The summary judgment will be affirmed only if the record establishes that the movant has conclusively proved all essential elements of the movant's cause of action or defense as a matter of law. City of Houston, 589 S.W.2d at 678.
In the present case, USI contends the liquidator raised no affirmative claim to the interpleaded funds and no other party raised a claim to the funds; thus, USI was entitled to judgment as a matter of law. But the record plainly shows the liquidator amended her answer to the bank's plea in intervention (the plea that brought the liquidator into the lawsuit) seven days before the summary judgment hearing to claim the funds as property of Anchorage: "[T]he money in the registry of the Court is and has at all relevant times been the property of Anchorage Fire Casualty Insurance Company, for which Anchorage Fire Casualty Insurance Company makes claim." [Emphasis added.] This pleading also shows she is liquidator of Anchorage Fire Casualty Company. The liquidator also responded to the USI motion for summary judgment by offering as summary judgment evidence excerpts from a bank employee's deposition indicating the bank regarded the funds as Anchorage property. Finally, summary judgment may not be based on any weakness of the nonmovant's pleading or proof unless it establishes the absence of a right of action or an insurmountable bar to recovery. State v. Durham, 860 S.W.2d 63, 68 (Tex. 1993).

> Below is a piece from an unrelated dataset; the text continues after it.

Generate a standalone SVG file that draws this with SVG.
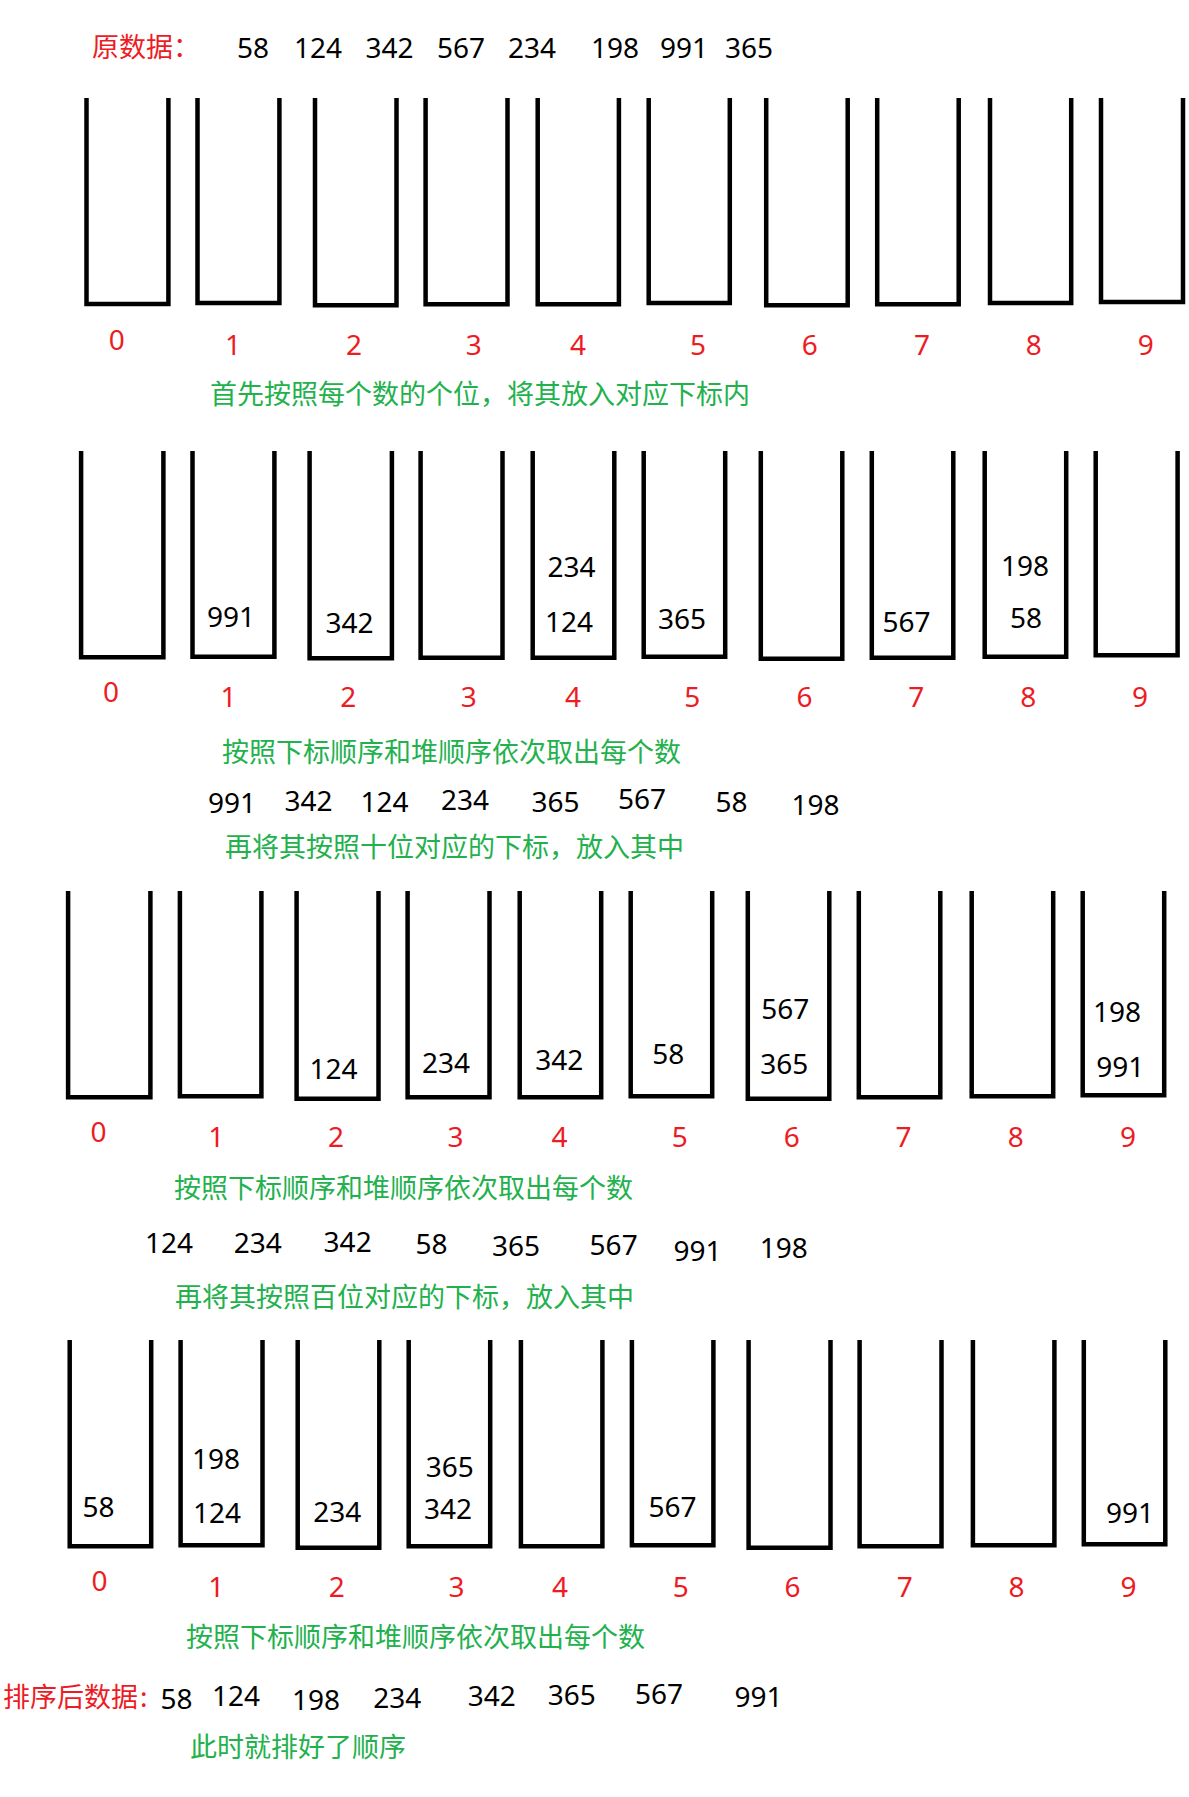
<svg xmlns="http://www.w3.org/2000/svg" width="1189" height="1797" viewBox="0 0 1189 1797">
<style>
.bk{fill:none;stroke:#000;stroke-width:4.5;stroke-linejoin:miter;stroke-linecap:butt}
.n{font-family:"Noto Sans","Noto Sans CJK SC",sans-serif;font-size:28px;fill:#000}
.ix{font-family:"Noto Sans","Noto Sans CJK SC",sans-serif;font-size:28px;fill:#ed1c24;text-anchor:middle}
.g{font-family:"Noto Sans CJK SC","Noto Sans",sans-serif;font-size:27px;fill:#22b14c}
.r{font-family:"Noto Sans CJK SC","Noto Sans",sans-serif;font-size:27px;fill:#ed1c24}
</style>
<rect width="1189" height="1797" fill="#fff"/>

<g id="header">
<text class="r" x="92" y="56.5">原数据：</text>
<text class="n" x="237" y="58">58</text>
<text class="n" x="294" y="58">124</text>
<text class="n" x="365.5" y="58">342</text>
<text class="n" x="437" y="58">567</text>
<text class="n" x="508" y="58">234</text>
<text class="n" x="591" y="58">198</text>
<text class="n" x="660" y="58">991</text>
<text class="n" x="725" y="58">365</text>
</g>

<g id="row1">
<g id="r1-b0"><path class="bk" d="M86.5 98V304H168.4V98"/><text class="ix" x="116.7" y="350">0</text></g>
<g id="r1-b1"><path class="bk" d="M197.5 98V303H279.4V98"/><text class="ix" x="233" y="355">1</text></g>
<g id="r1-b2"><path class="bk" d="M315 98V305.3H396.5V98"/><text class="ix" x="354" y="355">2</text></g>
<g id="r1-b3"><path class="bk" d="M425.6 98V304.3H507.5V98"/><text class="ix" x="473.8" y="355">3</text></g>
<g id="r1-b4"><path class="bk" d="M537.7 98V304.3H618.9V98"/><text class="ix" x="578" y="355">4</text></g>
<g id="r1-b5"><path class="bk" d="M648.7 98V303H729.8V98"/><text class="ix" x="698" y="355">5</text></g>
<g id="r1-b6"><path class="bk" d="M766.2 98V305.3H847.7V98"/><text class="ix" x="809.8" y="355">6</text></g>
<g id="r1-b7"><path class="bk" d="M877.2 98V304.3H958.7V98"/><text class="ix" x="922" y="355">7</text></g>
<g id="r1-b8"><path class="bk" d="M990 98V303H1071.2V98"/><text class="ix" x="1033.7" y="355">8</text></g>
<g id="r1-b9"><path class="bk" d="M1101 98V302H1183V98"/><text class="ix" x="1145.8" y="355">9</text></g>
</g>
<text class="g" x="210" y="404">首先按照每个数的个位，将其放入对应下标内</text>

<g id="row2">
<g id="r2-b0"><path class="bk" d="M81.1 451V657.3H163.4V451"/><text class="ix" x="111" y="701.7">0</text></g>
<g id="r2-b1"><path class="bk" d="M192.5 451V656.7H274.4V451"/><text class="n" x="207" y="627.3">991</text><text class="ix" x="228.5" y="707.3">1</text></g>
<g id="r2-b2"><path class="bk" d="M309.6 451V658.3H391.9V451"/><text class="n" x="325.5" y="632.7">342</text><text class="ix" x="348.3" y="707.3">2</text></g>
<g id="r2-b3"><path class="bk" d="M420.6 451V657.7H502.5V451"/><text class="ix" x="468.8" y="707.3">3</text></g>
<g id="r2-b4"><path class="bk" d="M532.7 451V657.7H614.3V451"/><text class="n" x="547.5" y="576.7">234</text><text class="n" x="545" y="631.7">124</text><text class="ix" x="572.9" y="707.3">4</text></g>
<g id="r2-b5"><path class="bk" d="M643.7 451V656.7H725.2V451"/><text class="n" x="658" y="629">365</text><text class="ix" x="692.3" y="707.3">5</text></g>
<g id="r2-b6"><path class="bk" d="M760.8 451V658.7H842.3V451"/><text class="ix" x="804.5" y="707.3">6</text></g>
<g id="r2-b7"><path class="bk" d="M871.8 451V657.7H953.3V451"/><text class="n" x="882.5" y="631.7">567</text><text class="ix" x="916.2" y="707.3">7</text></g>
<g id="r2-b8"><path class="bk" d="M984.7 451V656.7H1066.2V451"/><text class="n" x="1001" y="575.7">198</text><text class="n" x="1010" y="628.3">58</text><text class="ix" x="1028.3" y="707.3">8</text></g>
<g id="r2-b9"><path class="bk" d="M1095.7 451V655.3H1177.6V451"/><text class="ix" x="1140.1" y="707.3">9</text></g>
</g>
<text class="g" x="222" y="762">按照下标顺序和堆顺序依次取出每个数</text>
<g id="seq1">
<text class="n" x="208" y="813.3">991</text>
<text class="n" x="284.5" y="811">342</text>
<text class="n" x="360.5" y="811.7">124</text>
<text class="n" x="441" y="810">234</text>
<text class="n" x="531.5" y="811.7">365</text>
<text class="n" x="618" y="809.3">567</text>
<text class="n" x="715.5" y="811.7">58</text>
<text class="n" x="791.5" y="815">198</text>
</g>
<text class="g" x="225" y="857">再将其按照十位对应的下标，放入其中</text>

<g id="row3">
<g id="r3-b0"><path class="bk" d="M68.1 891V1097.3H150.4V891"/><text class="ix" x="98.4" y="1142.3">0</text></g>
<g id="r3-b1"><path class="bk" d="M179.9 891V1096.3H261.4V891"/><text class="ix" x="216.2" y="1147.3">1</text></g>
<g id="r3-b2"><path class="bk" d="M296.6 891V1098.7H378.5V891"/><text class="n" x="309.5" y="1079">124</text><text class="ix" x="336" y="1147.3">2</text></g>
<g id="r3-b3"><path class="bk" d="M407.6 891V1097.3H489.5V891"/><text class="n" x="422" y="1073.3">234</text><text class="ix" x="455.4" y="1147.3">3</text></g>
<g id="r3-b4"><path class="bk" d="M519.7 891V1097.3H601.2V891"/><text class="n" x="535.2" y="1070">342</text><text class="ix" x="559.5" y="1147.3">4</text></g>
<g id="r3-b5"><path class="bk" d="M630.7 891V1096.3H712.2V891"/><text class="n" x="652.3" y="1064.3">58</text><text class="ix" x="679.7" y="1147.3">5</text></g>
<g id="r3-b6"><path class="bk" d="M747.8 891V1098.7H829.3V891"/><text class="n" x="761.3" y="1019">567</text><text class="n" x="760.3" y="1074">365</text><text class="ix" x="791.8" y="1147.3">6</text></g>
<g id="r3-b7"><path class="bk" d="M858.8 891V1097.3H940.3V891"/><text class="ix" x="903.6" y="1147.3">7</text></g>
<g id="r3-b8"><path class="bk" d="M971.7 891V1096.3H1053.2V891"/><text class="ix" x="1015.7" y="1147.3">8</text></g>
<g id="r3-b9"><path class="bk" d="M1082.7 891V1095.3H1164.2V891"/><text class="n" x="1093" y="1021.7">198</text><text class="n" x="1096.3" y="1076.7">991</text><text class="ix" x="1127.9" y="1147.3">9</text></g>
</g>
<text class="g" x="174" y="1198">按照下标顺序和堆顺序依次取出每个数</text>
<g id="seq2">
<text class="n" x="145" y="1253.3">124</text>
<text class="n" x="233.7" y="1253.3">234</text>
<text class="n" x="323.6" y="1252.3">342</text>
<text class="n" x="415.4" y="1254.3">58</text>
<text class="n" x="492" y="1255.7">365</text>
<text class="n" x="589.6" y="1255">567</text>
<text class="n" x="673.4" y="1260.7">991</text>
<text class="n" x="759.7" y="1257.7">198</text>
</g>
<text class="g" x="175" y="1307">再将其按照百位对应的下标，放入其中</text>

<g id="row4">
<g id="r4-b0"><path class="bk" d="M69.7 1340V1546.3H151.2V1340"/><text class="n" x="82.5" y="1516.7">58</text><text class="ix" x="99.5" y="1591">0</text></g>
<g id="r4-b1"><path class="bk" d="M180.6 1340V1545.3H262.5V1340"/><text class="n" x="192" y="1469">198</text><text class="n" x="193" y="1522.7">124</text><text class="ix" x="216.2" y="1596.7">1</text></g>
<g id="r4-b2"><path class="bk" d="M297.7 1340V1547.7H379.3V1340"/><text class="n" x="313.3" y="1521.7">234</text><text class="ix" x="336.8" y="1596.7">2</text></g>
<g id="r4-b3"><path class="bk" d="M408.7 1340V1546.3H490.2V1340"/><text class="n" x="425.8" y="1476.7">365</text><text class="n" x="423.9" y="1519">342</text><text class="ix" x="456.6" y="1596.7">3</text></g>
<g id="r4-b4"><path class="bk" d="M520.9 1340V1546.3H602.4V1340"/><text class="ix" x="559.9" y="1596.7">4</text></g>
<g id="r4-b5"><path class="bk" d="M631.9 1340V1545.3H713.4V1340"/><text class="n" x="648.5" y="1517.3">567</text><text class="ix" x="680.8" y="1596.7">5</text></g>
<g id="r4-b6"><path class="bk" d="M748.6 1340V1547.7H830.5V1340"/><text class="ix" x="792.6" y="1596.7">6</text></g>
<g id="r4-b7"><path class="bk" d="M859.6 1340V1546.3H941.5V1340"/><text class="ix" x="904.7" y="1596.7">7</text></g>
<g id="r4-b8"><path class="bk" d="M972.9 1340V1545.3H1054.4V1340"/><text class="ix" x="1016.5" y="1596.7">8</text></g>
<g id="r4-b9"><path class="bk" d="M1083.8 1340V1544.3H1165.3V1340"/><text class="n" x="1106" y="1523.3">991</text><text class="ix" x="1128.6" y="1596.7">9</text></g>
</g>
<text class="g" x="186" y="1647">按照下标顺序和堆顺序依次取出每个数</text>

<g id="result">
<text class="r" x="3" y="1707">排序后数据<tspan dx="2">:</tspan></text>
<text class="n" x="160.5" y="1709.3">58</text>
<text class="n" x="212" y="1706">124</text>
<text class="n" x="292" y="1710">198</text>
<text class="n" x="373.3" y="1708.3">234</text>
<text class="n" x="467.7" y="1706">342</text>
<text class="n" x="547.8" y="1705">365</text>
<text class="n" x="635" y="1704">567</text>
<text class="n" x="734.5" y="1706.7">991</text>
</g>
<text class="g" x="190" y="1757">此时就排好了顺序</text>
<g id="connectors"/>
</svg>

USI's motion for summary judgment was predicated solely on the fact that no other party had claimed the funds. It offered only the default judgment of USI against MacGregor and its attorney's affidavit that the judgment was true and correct as summary judgment evidence. USI did not reply to the liquidator's response or offer any additional summary judgment evidence.
The liquidator's pleadings and proof were sufficient to raise a fact issue about which party owns the funds in the court's registry. We hold that summary judgment for USI in these circumstances was improper. Point of error two is sustained.
Because the liquidator waived any challenge she had about the propriety of the bank's intervention, because the bank appropriately interpleaded all claimants to the disputed funds, and because the trial court had jurisdiction, we hold that the trial court's denial of the liquidator's motions to stay or dismiss the proceedings was proper and overrule point of error one. Because the liquidator's pleadings and proof were sufficient to raise a fact issue about the ownership of the funds in the court's registry, we find the trial court's summary judgment for USI was not proper and sustain point of error two. We reverse the judgment of the trial court and remand the case to the trial court.